As traditional reserves deplete onshore and offshore, the oil industry is moving into increasingly deeper waters and harsh environments in the pursuit of hydrocarbons. As the industry drills deeper, the challenges that face infrastructure increase markedly with the longstanding issues of corrosion. One of the major challenges to corrosion management is the extreme pressure and temperature.
Nowadays, oil and gas fields containing a high concentration of CO2 and H2S at high temperatures are being operated in many areas. Here, internal corrosion control under these conditions has become one of the significant challenges in oil and gas production wells and a major cause of severe corrosion–related material failure in the industry.
Internal corrosion of the pipelines turns out to be a critical threat to the initial stage of production.

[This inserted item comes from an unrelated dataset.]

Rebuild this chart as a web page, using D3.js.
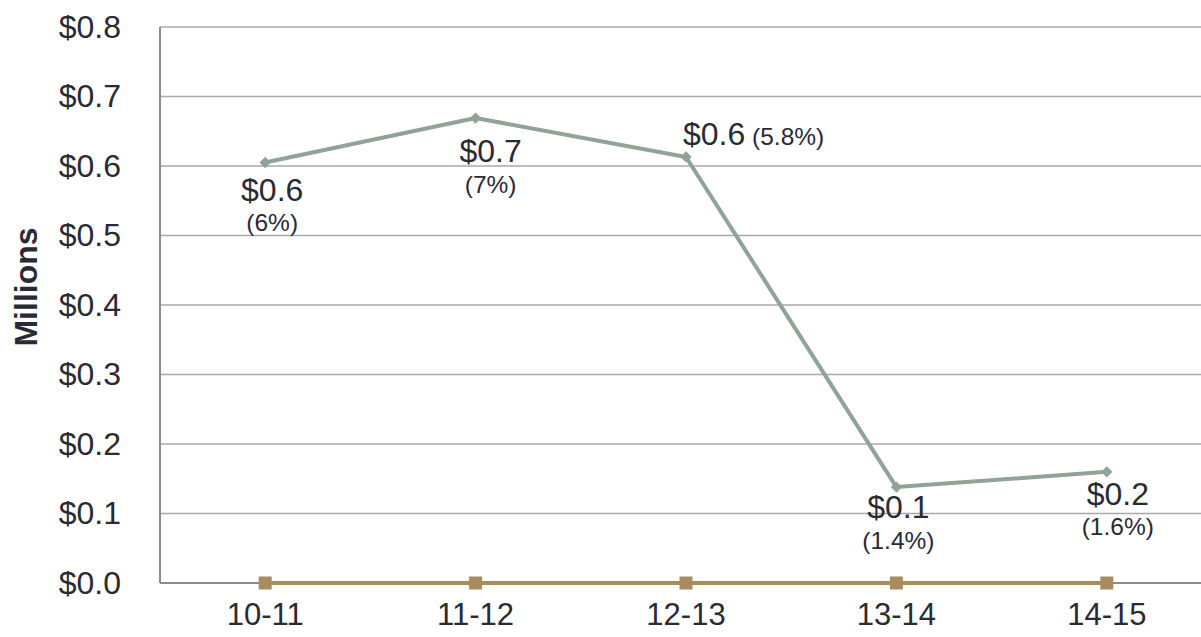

More and more High Pressure High Temperature (HPHT) sour wells are operated worldwide. Challenging material selection is required for such severe operating conditions.1,2 Very high strength materials, presenting yield strength above 896 MPa (130 ksi), are required for sustaining the pressure. Consequently, even a low amount of H2S in the gas phase may lead to a H2S partial pressure beyond the limit of 3.5 mbar (0.05 psi) established in NACE MR0175 / ISO 15156 standard.3 Indeed, both high yield strengths and partial pressures of H2S contribute to a situation where the risk of Sulfide Stress Cracking (SSC) is high. The present paper is focusing on the SSC resistance of 130 ksi minimum yield strength material developed for covering such HPHT applications.